In that instance, you will need professional assistance. The proceeds would be divided between the mother, as the life tenant, and the brothers, as remaindermen, according to IRS actuarial tables.
See https://www.irs.gov/retirement-plans/actuarial-tables
Consult a tax professional and, perhaps, legal counsel.
The threshold question for you is whether the brothers inherited the home or whether their mother gifted them the home while she was still alive via a quitclaim deed.
The mother quitdeed the home while she was alive -- that was in 2013. The home was sold in June 2020. She passed in December of 2020.
In that instance, the two brothers would take the mother's basis, unless a case could be made that she retained a life estate (aka implied life estate, in which case the basis would be the fair market value on the date of death).
Hmmmm...but how could we use the basis at date of death, when that was after the house was sold -- albeit in the same year.
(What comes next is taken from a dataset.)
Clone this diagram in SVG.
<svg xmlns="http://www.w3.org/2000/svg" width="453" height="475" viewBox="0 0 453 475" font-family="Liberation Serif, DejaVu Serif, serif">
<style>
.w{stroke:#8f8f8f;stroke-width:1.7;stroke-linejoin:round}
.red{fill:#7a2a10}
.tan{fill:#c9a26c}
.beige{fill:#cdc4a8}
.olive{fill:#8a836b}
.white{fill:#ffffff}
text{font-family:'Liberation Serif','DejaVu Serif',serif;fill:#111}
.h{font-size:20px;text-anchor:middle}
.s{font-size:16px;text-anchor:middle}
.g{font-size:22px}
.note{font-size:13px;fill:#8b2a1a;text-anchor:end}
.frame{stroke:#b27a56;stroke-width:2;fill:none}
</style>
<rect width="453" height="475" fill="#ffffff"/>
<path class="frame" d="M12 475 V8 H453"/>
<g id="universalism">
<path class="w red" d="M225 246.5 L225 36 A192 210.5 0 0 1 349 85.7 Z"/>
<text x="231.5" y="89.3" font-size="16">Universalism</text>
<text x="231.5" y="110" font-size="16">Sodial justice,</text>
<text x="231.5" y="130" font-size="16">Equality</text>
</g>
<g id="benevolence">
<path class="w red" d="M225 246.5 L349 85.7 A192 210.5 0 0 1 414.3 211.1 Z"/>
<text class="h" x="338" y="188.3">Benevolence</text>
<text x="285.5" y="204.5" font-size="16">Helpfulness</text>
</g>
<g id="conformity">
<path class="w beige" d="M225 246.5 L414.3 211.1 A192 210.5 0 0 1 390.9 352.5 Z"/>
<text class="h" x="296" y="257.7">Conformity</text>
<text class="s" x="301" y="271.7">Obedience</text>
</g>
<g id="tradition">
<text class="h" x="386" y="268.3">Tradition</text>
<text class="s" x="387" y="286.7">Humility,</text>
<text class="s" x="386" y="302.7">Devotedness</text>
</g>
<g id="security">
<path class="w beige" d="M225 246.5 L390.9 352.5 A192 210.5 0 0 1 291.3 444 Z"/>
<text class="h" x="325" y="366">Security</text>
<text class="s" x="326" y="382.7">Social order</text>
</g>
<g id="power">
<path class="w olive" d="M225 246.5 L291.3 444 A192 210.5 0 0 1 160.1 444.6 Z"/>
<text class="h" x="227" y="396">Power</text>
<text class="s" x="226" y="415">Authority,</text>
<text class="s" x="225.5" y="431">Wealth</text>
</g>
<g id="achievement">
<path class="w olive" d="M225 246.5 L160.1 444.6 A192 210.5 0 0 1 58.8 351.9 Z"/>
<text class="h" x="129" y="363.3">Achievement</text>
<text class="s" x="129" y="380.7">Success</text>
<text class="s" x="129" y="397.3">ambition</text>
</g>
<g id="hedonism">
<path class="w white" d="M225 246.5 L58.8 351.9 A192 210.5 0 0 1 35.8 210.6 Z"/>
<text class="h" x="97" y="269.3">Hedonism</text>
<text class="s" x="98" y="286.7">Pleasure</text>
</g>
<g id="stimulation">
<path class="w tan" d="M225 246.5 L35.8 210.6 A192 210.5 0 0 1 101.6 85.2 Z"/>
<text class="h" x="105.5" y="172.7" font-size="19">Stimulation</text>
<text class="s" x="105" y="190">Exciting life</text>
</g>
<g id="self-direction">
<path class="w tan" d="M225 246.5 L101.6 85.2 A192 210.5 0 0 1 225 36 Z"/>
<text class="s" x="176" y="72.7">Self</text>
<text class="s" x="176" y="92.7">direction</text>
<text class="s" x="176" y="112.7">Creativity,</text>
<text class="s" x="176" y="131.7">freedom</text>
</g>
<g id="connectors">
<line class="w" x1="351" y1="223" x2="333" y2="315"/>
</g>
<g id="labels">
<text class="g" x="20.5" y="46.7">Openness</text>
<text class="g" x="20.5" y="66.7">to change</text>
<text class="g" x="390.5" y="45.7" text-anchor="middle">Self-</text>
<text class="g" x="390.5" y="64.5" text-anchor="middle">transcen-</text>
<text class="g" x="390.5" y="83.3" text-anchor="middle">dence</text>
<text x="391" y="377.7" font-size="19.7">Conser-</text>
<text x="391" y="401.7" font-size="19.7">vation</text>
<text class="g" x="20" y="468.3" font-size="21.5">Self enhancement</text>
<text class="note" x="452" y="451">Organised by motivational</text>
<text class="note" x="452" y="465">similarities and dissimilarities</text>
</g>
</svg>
We would love for the basis to be the amount in 2020, but the basis going all the way back to 1956 and the selling price in 2020 are quite far apart. In term so of our own taxes -- do we automatically claim half knowing that the other brother is claiming the other half?
the quit claim deed DID state a life estate, but the house was sold before she died as she needed to go to assisted living -- died 6 months later.
@wi21 wrote:
the quit claim deed DID state a life estate, but the house was sold before she died as she needed to go to assisted living -- died 6 months later.
In that instance, you will need professional assistance. The proceeds would be divided between the mother, as the life tenant, and the brothers, as remaindermen, according to IRS actuarial tables.
See https://www.irs.gov/retirement-plans/actuarial-tables
Consult a tax professional and, perhaps, legal counsel.